_STATED PROBLEM:_ Using the records below, copy exactly the part that opens with the line holding "Reproduce this chart with Plotly." and closes with the line holding "-5.6, 11.1, 0.0]", minus the pictures.

[START OF DATASET EXCERPTS]

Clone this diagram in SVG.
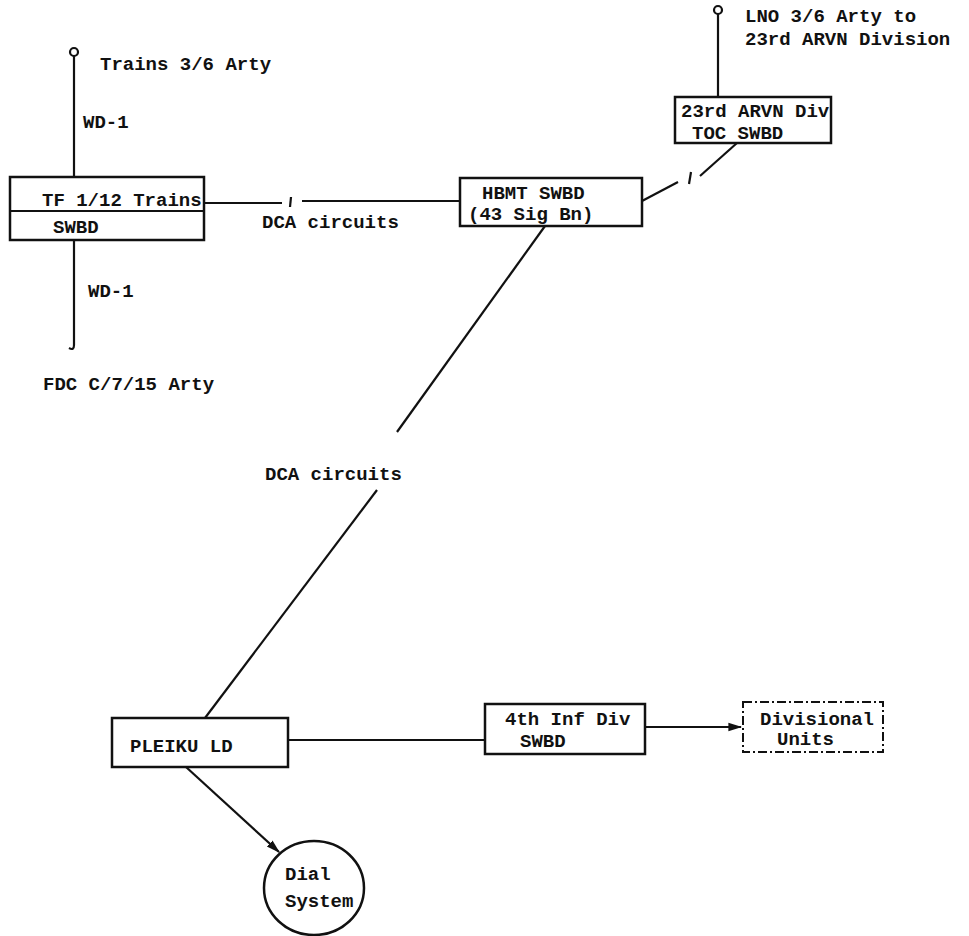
<svg xmlns="http://www.w3.org/2000/svg" width="969" height="936" viewBox="0 0 969 936">
<style>
  .t { font-family: "Liberation Mono", "Courier New", monospace; font-size: 19px; font-weight: bold; fill: #111; }
  .box { fill: none; stroke: #111; stroke-width: 2.5; }
  .dash { fill: none; stroke: #111; stroke-width: 2; stroke-dasharray: 9 3 2 3; }
  .ln { fill: none; stroke: #111; stroke-width: 2.2; }
</style>
<defs>
  <marker id="arr" viewBox="0 0 10 10" refX="9" refY="5" markerWidth="7" markerHeight="7" orient="auto" markerUnits="userSpaceOnUse">
    <path d="M0,1 L10,5 L0,9 Z" fill="#111"/>
  </marker>
  <marker id="arrL" viewBox="0 0 10 10" refX="9" refY="5" markerWidth="14" markerHeight="14" orient="auto" markerUnits="userSpaceOnUse">
    <path d="M0,2 L10,5 L0,8 Z" fill="#111"/>
  </marker>
</defs>
<rect width="969" height="936" fill="#fff"/>

<g id="trains36">
  <circle cx="74" cy="52" r="4" class="ln"/>
  <text class="t" x="100" y="70">Trains 3/6 Arty</text>
</g>
<g id="tf112">
  <rect class="box" x="10" y="177" width="194" height="63"/>
  <line class="ln" x1="10" y1="211" x2="204" y2="211"/>
  <text class="t" x="42" y="206">TF 1/12 Trains</text>
  <text class="t" x="53" y="233">SWBD</text>
</g>
<g id="fdc">
  <text class="t" x="43" y="390">FDC C/7/15 Arty</text>
</g>
<g id="hbmt">
  <rect class="box" x="460" y="178" width="182" height="48"/>
  <text class="t" x="482" y="199">HBMT SWBD</text>
  <text class="t" x="468" y="220">(43 Sig Bn)</text>
</g>
<g id="arvn23">
  <rect class="box" x="675" y="97" width="156" height="46"/>
  <text class="t" x="681" y="117">23rd ARVN Div</text>
  <text class="t" x="692" y="139">TOC SWBD</text>
</g>
<g id="lno">
  <circle cx="718" cy="10" r="4" class="ln"/>
  <text class="t" x="745" y="22">LNO 3/6 Arty to</text>
  <text class="t" x="745" y="45">23rd ARVN Division</text>
</g>
<g id="pleiku">
  <rect class="box" x="112" y="718" width="176" height="49"/>
  <text class="t" x="130" y="752">PLEIKU LD</text>
</g>
<g id="inf4">
  <rect class="box" x="485" y="704" width="160" height="50"/>
  <text class="t" x="505" y="725">4th Inf Div</text>
  <text class="t" x="520" y="747">SWBD</text>
</g>
<g id="divunits">
  <rect class="dash" x="743" y="702" width="140" height="50"/>
  <text class="t" x="760" y="725">Divisional</text>
  <text class="t" x="777" y="745">Units</text>
</g>
<g id="dial">
  <ellipse class="box" cx="314" cy="888" rx="50" ry="47"/>
  <text class="t" x="285" y="880">Dial</text>
  <text class="t" x="285" y="907">System</text>
</g>

<g id="connectors">
  <line class="ln" x1="74" y1="56" x2="74" y2="177"/>
  <text class="t" x="83" y="128">WD-1</text>
  <path class="ln" d="M74,240 V345 q0,6 -5,3"/>
  <text class="t" x="88" y="297">WD-1</text>
  <line class="ln" x1="204" y1="203" x2="282" y2="203"/>
  <line class="ln" x1="291" y1="197" x2="290" y2="207"/>
  <line class="ln" x1="302" y1="201" x2="460" y2="201"/>
  <text class="t" x="262" y="228">DCA circuits</text>
  <line class="ln" x1="718" y1="14" x2="718" y2="97"/>
  <line class="ln" x1="642" y1="201" x2="678" y2="182"/>
  <line class="ln" x1="691" y1="172" x2="689" y2="184"/>
  <line class="ln" x1="700" y1="176" x2="737" y2="143"/>
  <line class="ln" x1="545" y1="226" x2="397" y2="432"/>
  <text class="t" x="265" y="480">DCA circuits</text>
  <line class="ln" x1="377" y1="490" x2="205" y2="718"/>
  <line class="ln" x1="288" y1="740" x2="485" y2="740"/>
  <line class="ln" x1="645" y1="727" x2="741" y2="727" marker-end="url(#arrL)"/>
  <line class="ln" x1="186" y1="767" x2="279" y2="852" marker-end="url(#arrL)"/>
</g>
</svg>
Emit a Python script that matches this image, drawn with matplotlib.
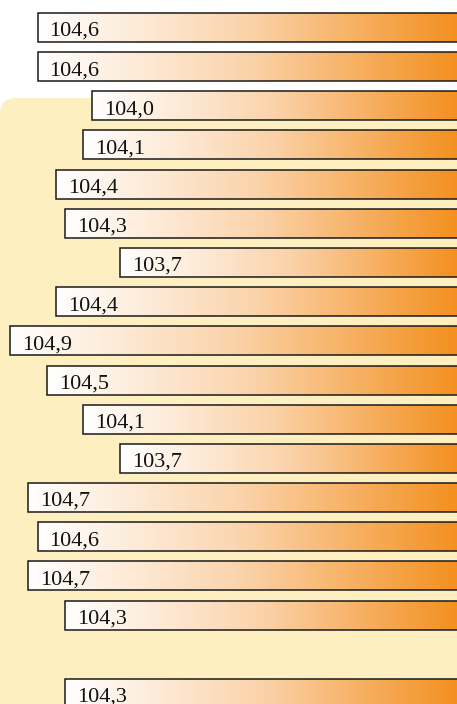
import numpy as np
import matplotlib
matplotlib.use("Agg")
import matplotlib.pyplot as plt
from matplotlib.colors import LinearSegmentedColormap
from matplotlib.patches import FancyBboxPatch

# values (top to bottom), one empty slot before the last bar
values = [104.6, 104.6, 104.0, 104.1, 104.4, 104.3, 103.7, 104.4, 104.9,
          104.5, 104.1, 103.7, 104.7, 104.6, 104.7, 104.3, 104.3]
slots = list(range(16)) + [17]
labels = [f"{v:.1f}".replace(".", ",") for v in values]

base = 100.0
orange = "#F39020"
panel_color = "#FEEFC1"

fig = plt.figure(figsize=(4.57, 7.04), dpi=100)
fig.patch.set_facecolor("white")

# light yellow panel with rounded top-left corner
panel = FancyBboxPatch((0.0, -0.3), 4.57 + 0.5, 6.06 + 0.3,
                       boxstyle="round,pad=0,rounding_size=0.16",
                       transform=fig.dpi_scale_trans, facecolor=panel_color,
                       edgecolor="none", zorder=-5)
fig.patches.append(panel)

ax = fig.add_axes([0, 0, 1, 1], zorder=2)
ax.patch.set_visible(False)
ax.axis("off")

cmap = LinearSegmentedColormap.from_list("wo", ["#FFFFFF", "#FBD3AA", orange])
grad = np.linspace(0, 1, 256).reshape(1, -1)
h = 0.74

bars = ax.barh(slots, [v - base for v in values], left=base, height=h,
               facecolor="none", edgecolor="#1a1a1a", linewidth=1.1, zorder=3)

for bar, v, y, lab in zip(bars, values, slots, labels):
    im = ax.imshow(grad, cmap=cmap, aspect="auto",
                   extent=(v, 100.02, y + h / 2, y - h / 2), zorder=2)
    im.set_clip_path(bar)
    ax.annotate(lab, xy=(v, y), xytext=(12, -8.5), textcoords="offset pixels",
                ha="left", va="baseline", fontsize=16,
                family="Liberation Serif", color="#111111", zorder=4,
                annotation_clip=False)

ax.set_xlim(105.01, 100.02)
ax.set_ylim(17.27, -0.70)

fig.savefig("out.png", dpi=100)
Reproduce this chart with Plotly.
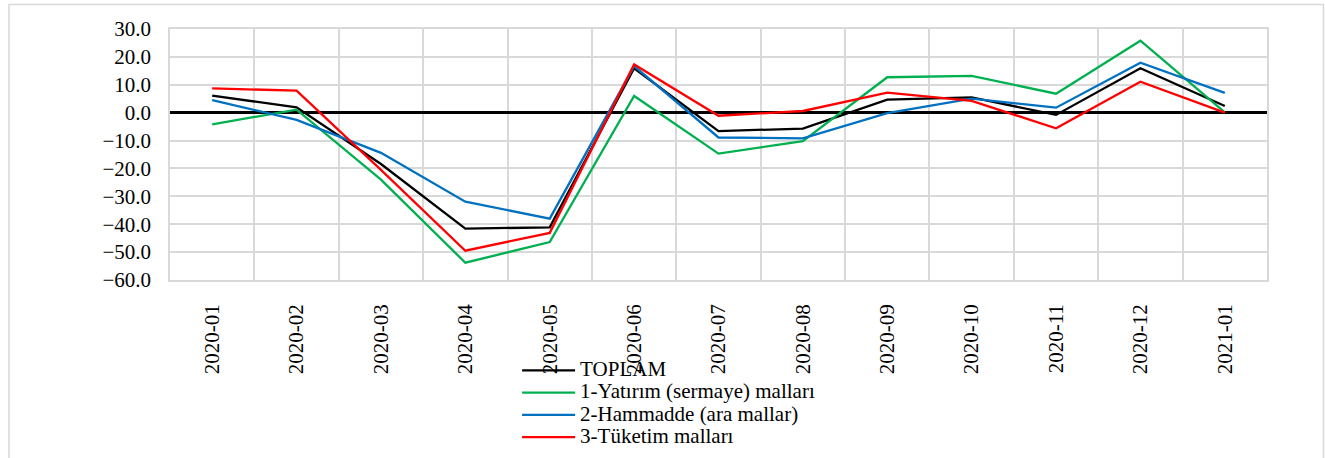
import plotly.graph_objects as go

# aylar
months = ["2020-01", "2020-02", "2020-03", "2020-04", "2020-05", "2020-06", "2020-07",
          "2020-08", "2020-09", "2020-10", "2020-11", "2020-12", "2021-01"]

# yıllık değişim (%)
toplam = [6.1, 1.9, -18.4, -41.6, -41.1, 15.9, -6.6, -5.7, 4.7, 5.5, -0.8, 15.9, 2.4]
yatirim = [-4.2, 1.1, -24.0, -53.8, -46.4, 6.0, -14.7, -10.2, 12.7, 13.2, 6.8, 25.8, 0.1]
hammadde = [4.5, -2.6, -14.4, -31.9, -38.0, 16.7, -8.9, -9.2, -0.2, 5.0, 1.8, 17.9, 7.1]
tuketim = [8.7, 7.9, -20.5, -49.5, -43.1, 17.3, -1.1, 0.6, 7.2, 4.2, -5.6, 11.1, 0.0]

series = [
    ("TOPLAM", toplam, "#000000"),
    ("1-Yatırım (sermaye) malları", yatirim, "#00b050"),
    ("2-Hammadde (ara mallar)", hammadde, "#0070c0"),
    ("3-Tüketim malları", tuketim, "#ff0000"),
]

FONT = "Liberation Serif"
FS = 21

fig = go.Figure()
for name, values, color in series:
    fig.add_trace(go.Scatter(
        x=months,
        y=values,
        name='<span style="font-size:%dpx">%s</span>' % (FS, name),
        mode="lines",
        line=dict(color=color, width=2.3),
    ))

fig.update_layout(
    width=1325,
    height=458,
    margin=dict(l=170, r=58, t=29, b=178, autoexpand=False),
    paper_bgcolor="white",
    plot_bgcolor="white",
    font=dict(family=FONT, size=FS, color="black"),
    showlegend=True,
    legend=dict(
        x=0.3164, y=-0.296, xanchor="left", yanchor="top",
        bgcolor="rgba(0,0,0,0)",
        font=dict(family=FONT, size=14.8, color="black"),
        itemwidth=53,
        tracegroupgap=0,
    ),
    # çerçeve
    shapes=[dict(
        type="rect", xref="paper", yref="paper",
        x0=-0.1468, x1=1.0515, y0=-0.8, y1=1.098,
        line=dict(color="#d9d9d9", width=1.5),
        layer="below",
    )],
)

fig.update_xaxes(
    type="category",
    range=[-0.5, 12.5],
    tickson="boundaries",
    showgrid=True,
    gridcolor="#d9d9d9",
    gridwidth=1.5,
    showline=True,
    mirror=True,
    linecolor="#d9d9d9",
    linewidth=1.5,
    tickangle=-90,
    ticks="",
    ticklabelstandoff=14,
    tickfont=dict(family=FONT, size=FS, color="black"),
    zeroline=False,
)

fig.update_yaxes(
    range=[-60, 30],
    dtick=10,
    tickformat=".1f",
    showgrid=True,
    gridcolor="#d9d9d9",
    gridwidth=1.5,
    showline=True,
    mirror=True,
    linecolor="#d9d9d9",
    linewidth=1.5,
    zeroline=True,
    zerolinecolor="black",
    zerolinewidth=2.7,
    ticks="",
    ticklabelstandoff=13,
    tickfont=dict(family=FONT, size=FS, color="black"),
)

fig.write_html("out.html", config={"displayModeBar": False},
               post_script="document.body.style.margin='0';")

[END OF DATASET EXCERPTS]

_RIGHT ANSWER:_
Reproduce this chart with Plotly.
import plotly.graph_objects as go

# aylar
months = ["2020-01", "2020-02", "2020-03", "2020-04", "2020-05", "2020-06", "2020-07",
          "2020-08", "2020-09", "2020-10", "2020-11", "2020-12", "2021-01"]

# yıllık değişim (%)
toplam = [6.1, 1.9, -18.4, -41.6, -41.1, 15.9, -6.6, -5.7, 4.7, 5.5, -0.8, 15.9, 2.4]
yatirim = [-4.2, 1.1, -24.0, -53.8, -46.4, 6.0, -14.7, -10.2, 12.7, 13.2, 6.8, 25.8, 0.1]
hammadde = [4.5, -2.6, -14.4, -31.9, -38.0, 16.7, -8.9, -9.2, -0.2, 5.0, 1.8, 17.9, 7.1]
tuketim = [8.7, 7.9, -20.5, -49.5, -43.1, 17.3, -1.1, 0.6, 7.2, 4.2, -5.6, 11.1, 0.0]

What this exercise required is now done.